§ **What you have to do**: Retype, please, the listing from its opening line through the line that contains "(0,0) rectangle (826,539);", both included, without the pictures.

§ **Stored rows**:
··········

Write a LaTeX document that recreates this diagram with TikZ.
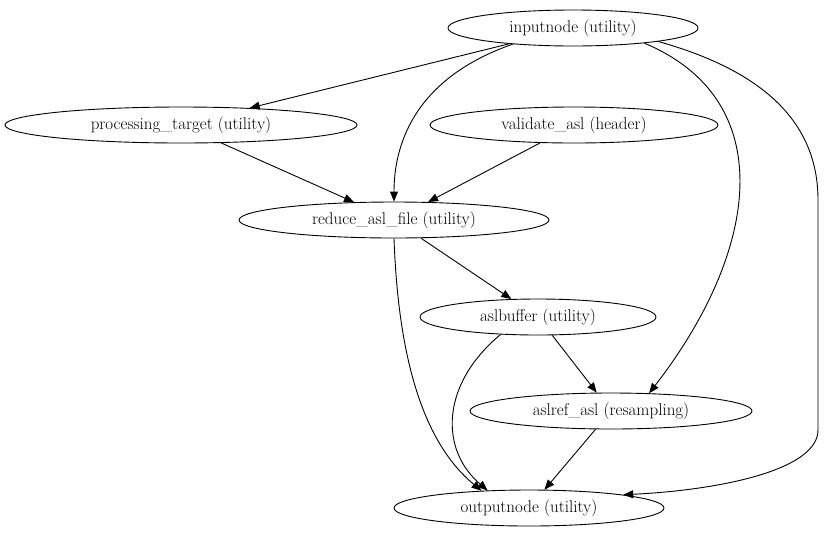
\documentclass[tikz,border=0pt]{standalone}
\usetikzlibrary{shapes.geometric,arrows.meta}
\begin{document}
\begin{tikzpicture}
    [x=1pt,y=-1pt,line width=0.9pt,
    box/.style={draw,ellipse,inner sep=0pt,minimum height=36pt,font=\fontsize{17}{19}\selectfont},
    ->,>={Triangle[length=10pt,width=8pt]}]
    \useasboundingbox (0,0) rectangle (826,539);

    \node[box,minimum width=250pt] (inp) at (573,28) {inputnode (utility)};
    \node[box,minimum width=352pt] (proc) at (181,125) {processing\_target (utility)};
    \node[box,minimum width=288pt] (val) at (574,125) {validate\_asl (header)};
    \node[box,minimum width=310pt] (red) at (394,220) {reduce\_asl\_file (utility)};
    \node[box,minimum width=236pt] (buf) at (538,317) {aslbuffer (utility)};
    \node[box,minimum width=282pt] (ref) at (611,411) {aslref\_asl (resampling)};
    \node[box,minimum width=270pt] (outp) at (529,508) {outputnode (utility)};
    \coordinate (rgt1) at (818,200);
    \coordinate (rgt2) at (818,430);

    \draw (inp) -- (proc);
    \draw (inp.-165) .. controls (410,80) and (394,150) .. (red.north);
    \draw (proc) -- (red);
    \draw (val) -- (red);
    \draw (red) -- (buf);
    \draw (red.south) .. controls (398,350) and (420,440) .. (outp.160);
    \draw (buf.-155) .. controls (440,385) and (440,450) .. (outp.157);
    \draw (buf) -- (ref);
    \draw (inp.-12) .. controls (780,100) and (760,250) .. (ref.25);
    \draw[-] (inp.-9) .. controls (760,70) and (818,120) .. (rgt1) -- (rgt2);
    \draw (rgt2) .. controls (818,470) and (720,490) .. (outp.8);
    \draw (ref) -- (outp);
\end{tikzpicture}
\end{document}
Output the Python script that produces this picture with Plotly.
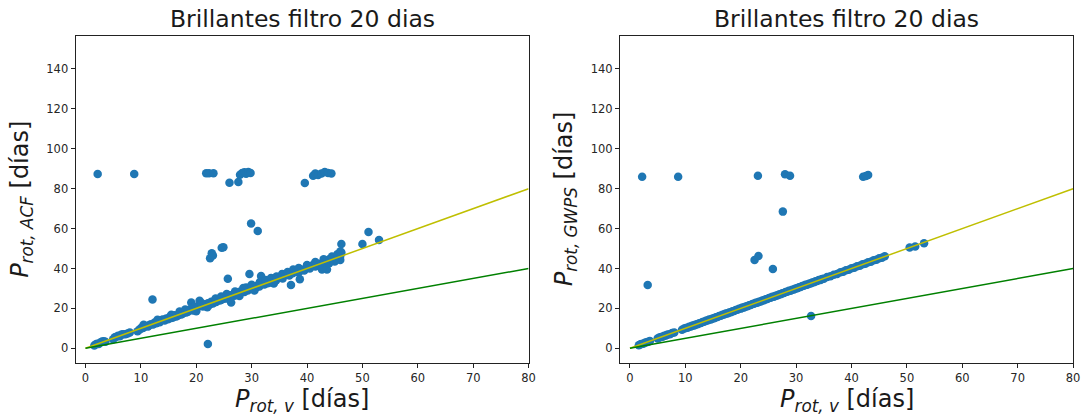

··········

§ **Solution for this problem**:
Write a LaTeX document that recreates this diagram with TikZ.
\documentclass[tikz,border=0pt]{standalone}
\usetikzlibrary{shapes.geometric,arrows.meta}
\begin{document}
\begin{tikzpicture}
    [x=1pt,y=-1pt,line width=0.9pt,
    box/.style={draw,ellipse,inner sep=0pt,minimum height=36pt,font=\fontsize{17}{19}\selectfont},
    ->,>={Triangle[length=10pt,width=8pt]}]
    \useasboundingbox (0,0) rectangle (826,539);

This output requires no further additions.